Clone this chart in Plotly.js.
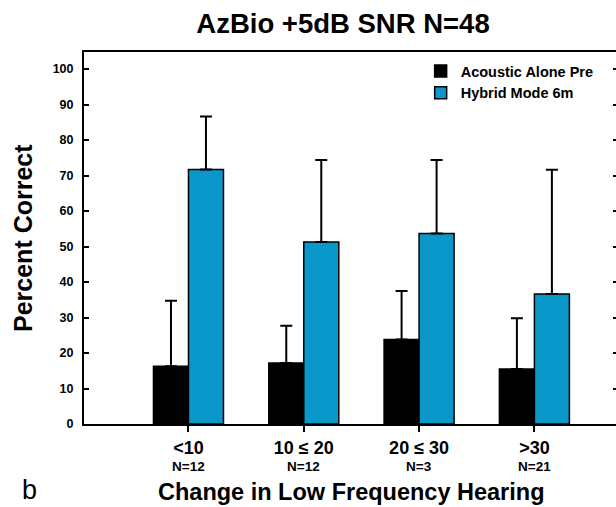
<!DOCTYPE html>
<html>
<head>
<meta charset="utf-8">
<script src="https://cdn.plot.ly/plotly-3.0.1.min.js"></script>
<style>
html, body { margin: 0; padding: 0; overflow: hidden; background: #fff; }
#chart { width: 620px; height: 507px; }
</style>
</head>
<body>
<div id="chart"></div>
<script>
const categories = ['<10', '10 ≤ 20', '20 ≤ 30', '>30'];
const nLabels = ['N=12', 'N=12', 'N=3', 'N=21'];
const acousticPre = [16.3, 17.2, 23.8, 15.5];
const acousticPreErr = [18.4, 10.5, 13.7, 14.3];
const hybrid6m = [71.7, 51.3, 53.7, 36.6];
const hybrid6mErr = [14.9, 23.1, 20.7, 35.0];
const yTicks = [0, 10, 20, 30, 40, 50, 60, 70, 80, 90, 100];
const xTitle = 'Change in Low Frequency Hearing';
const yTitle = 'Percent Correct';
const panelLabel = 'b';

const FONT = 'Liberation Sans, Arial, sans-serif';
const zeros = categories.map(() => 0);

// plot area in pixels: left 84, right 618, top 52, bottom 424
const PX = v => (v - 84) / 534;
const PY = v => (424 - v) / 372;

const traces = [
  {
    type: 'bar', name: 'Acoustic Alone Pre', x: categories, y: acousticPre,
    marker: { color: '#000000', line: { color: '#000000', width: 1.5 } },
    error_y: { type: 'data', symmetric: false, array: acousticPreErr, arrayminus: zeros,
               color: '#000000', thickness: 2, width: 6 }
  },
  {
    type: 'bar', name: 'Hybrid Mode 6m', x: categories, y: hybrid6m,
    marker: { color: '#0a97c9', line: { color: '#000000', width: 1.5 } },
    error_y: { type: 'data', symmetric: false, array: hybrid6mErr, arrayminus: zeros,
               color: '#000000', thickness: 2, width: 6 }
  }
];

const annotations = categories.map((c, i) => ({
  x: c, xref: 'x', y: PY(467), yref: 'paper', text: nLabels[i], showarrow: false,
  xanchor: 'center', yanchor: 'middle', font: { family: FONT, size: 13.5, color: '#000', weight: 'bold' }
}));
annotations.push({
  x: PX(351), xref: 'paper', y: PY(492), yref: 'paper', text: xTitle, showarrow: false,
  xanchor: 'center', yanchor: 'middle', font: { family: FONT, size: 23.5, color: '#000', weight: 'bold' }
});
annotations.push({
  x: PX(23), xref: 'paper', y: PY(238), yref: 'paper', text: yTitle, showarrow: false, textangle: -90,
  xanchor: 'center', yanchor: 'middle', font: { family: FONT, size: 25, color: '#000', weight: 'bold' }
});
annotations.push({
  x: PX(20), xref: 'paper', y: PY(490), yref: 'paper', text: panelLabel, showarrow: false,
  xanchor: 'left', yanchor: 'middle', font: { family: FONT, size: 27, color: '#000' }
});

const layout = {
  width: 620, height: 507,
  margin: { l: 84, r: 2, t: 52, b: 83 },
  paper_bgcolor: '#ffffff', plot_bgcolor: '#ffffff',
  barmode: 'group', bargap: 0.393, bargroupgap: 0,
  showlegend: true,
  title: { text: 'AzBio +5dB SNR N=48', xref: 'container', x: 343 / 620, xanchor: 'center',
           yref: 'container', y: 1 - 23 / 507, yanchor: 'middle',
           font: { family: FONT, size: 27.5, color: '#000', weight: 'bold' } },
  legend: { x: PX(426) - 0.01, y: PY(55), xanchor: 'left', yanchor: 'top',
            bgcolor: 'rgba(0,0,0,0)', font: { family: FONT, size: 14.5, color: '#000', weight: 'bold' },
            traceorder: 'normal' },
  xaxis: {
    type: 'category', range: [-0.906, 3.725],
    showline: true, linecolor: '#000', linewidth: 2, mirror: true,
    ticks: 'outside', ticklen: 6, tickwidth: 2, tickcolor: '#000',
    showgrid: false, zeroline: false,
    ticklabelstandoff: 0,
    tickfont: { family: FONT, size: 18, color: '#000', weight: 'bold' }
  },
  yaxis: {
    range: [0, 104.8], tickvals: yTicks, ticktext: yTicks.map(String),
    showline: true, linecolor: '#000', linewidth: 2, mirror: 'ticks',
    ticks: 'inside', ticklen: 5, tickwidth: 2, tickcolor: '#000',
    showgrid: false, zeroline: false,
    ticklabelstandoff: 6,
    tickfont: { family: FONT, size: 12.5, color: '#000', weight: 'bold' }
  },
  annotations: annotations
};

Plotly.newPlot('chart', traces, layout, { displayModeBar: false, staticPlot: true });
</script>
</body>
</html>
• • • • • • •
All of the lines above should be printed exactly, minus the pictures.

Expected answer
Clone this chart in Plotly.js.
<!DOCTYPE html>
<html>
<head>
<meta charset="utf-8">
<script src="https://cdn.plot.ly/plotly-3.0.1.min.js"></script>
<style>
html, body { margin: 0; padding: 0; overflow: hidden; background: #fff; }
#chart { width: 620px; height: 507px; }
</style>
</head>
<body>
<div id="chart"></div>
<script>
const categories = ['<10', '10 ≤ 20', '20 ≤ 30', '>30'];
const nLabels = ['N=12', 'N=12', 'N=3', 'N=21'];
const acousticPre = [16.3, 17.2, 23.8, 15.5];
const acousticPreErr = [18.4, 10.5, 13.7, 14.3];
const hybrid6m = [71.7, 51.3, 53.7, 36.6];
const hybrid6mErr = [14.9, 23.1, 20.7, 35.0];
const yTicks = [0, 10, 20, 30, 40, 50, 60, 70, 80, 90, 100];
const xTitle = 'Change in Low Frequency Hearing';
const yTitle = 'Percent Correct';
const panelLabel = 'b';

const FONT = 'Liberation Sans, Arial, sans-serif';
const zeros = categories.map(() => 0);

// plot area in pixels: left 84, right 618, top 52, bottom 424
const PX = v => (v - 84) / 534;
const PY = v => (424 - v) / 372;

const traces = [
  {
    type: 'bar', name: 'Acoustic Alone Pre', x: categories, y: acousticPre,
    marker: { color: '#000000', line: { color: '#000000', width: 1.5 } },
    error_y: { type: 'data', symmetric: false, array: acousticPreErr, arrayminus: zeros,
               color: '#000000', thickness: 2, width: 6 }
  },
  {
    type: 'bar', name: 'Hybrid Mode 6m', x: categories, y: hybrid6m,
    marker: { color: '#0a97c9', line: { color: '#000000', width: 1.5 } },
    error_y: { type: 'data', symmetric: false, array: hybrid6mErr, arrayminus: zeros,
               color: '#000000', thickness: 2, width: 6 }
  }
];

const annotations = categories.map((c, i) => ({
  x: c, xref: 'x', y: PY(467), yref: 'paper', text: nLabels[i], showarrow: false,
  xanchor: 'center', yanchor: 'middle', font: { family: FONT, size: 13.5, color: '#000', weight: 'bold' }
}));
annotations.push({
  x: PX(351), xref: 'paper', y: PY(492), yref: 'paper', text: xTitle, showarrow: false,
  xanchor: 'center', yanchor: 'middle', font: { family: FONT, size: 23.5, color: '#000', weight: 'bold' }
});
annotations.push({
  x: PX(23), xref: 'paper', y: PY(238), yref: 'paper', text: yTitle, showarrow: false, textangle: -90,
  xanchor: 'center', yanchor: 'middle', font: { family: FONT, size: 25, color: '#000', weight: 'bold' }
});
annotations.push({
  x: PX(20), xref: 'paper', y: PY(490), yref: 'paper', text: panelLabel, showarrow: false,
  xanchor: 'left', yanchor: 'middle', font: { family: FONT, size: 27, color: '#000' }
});

const layout = {
  width: 620, height: 507,
  margin: { l: 84, r: 2, t: 52, b: 83 },
  paper_bgcolor: '#ffffff', plot_bgcolor: '#ffffff',
  barmode: 'group', bargap: 0.393, bargroupgap: 0,
  showlegend: true,
  title: { text: 'AzBio +5dB SNR N=48', xref: 'container', x: 343 / 620, xanchor: 'center',
           yref: 'container', y: 1 - 23 / 507, yanchor: 'middle',
           font: { family: FONT, size: 27.5, color: '#000', weight: 'bold' } },
  legend: { x: PX(426) - 0.01, y: PY(55), xanchor: 'left', yanchor: 'top',
            bgcolor: 'rgba(0,0,0,0)', font: { family: FONT, size: 14.5, color: '#000', weight: 'bold' },
            traceorder: 'normal' },
  xaxis: {
    type: 'category', range: [-0.906, 3.725],
    showline: true, linecolor: '#000', linewidth: 2, mirror: true,
    ticks: 'outside', ticklen: 6, tickwidth: 2, tickcolor: '#000',
    showgrid: false, zeroline: false,
    ticklabelstandoff: 0,
    tickfont: { family: FONT, size: 18, color: '#000', weight: 'bold' }
  },
  yaxis: {
    range: [0, 104.8], tickvals: yTicks, ticktext: yTicks.map(String),
    showline: true, linecolor: '#000', linewidth: 2, mirror: 'ticks',
    ticks: 'inside', ticklen: 5, tickwidth: 2, tickcolor: '#000',
    showgrid: false, zeroline: false,
    ticklabelstandoff: 6,
    tickfont: { family: FONT, size: 12.5, color: '#000', weight: 'bold' }
  },
  annotations: annotations
};

Plotly.newPlot('chart', traces, layout, { displayModeBar: false, staticPlot: true });
</script>
</body>
</html>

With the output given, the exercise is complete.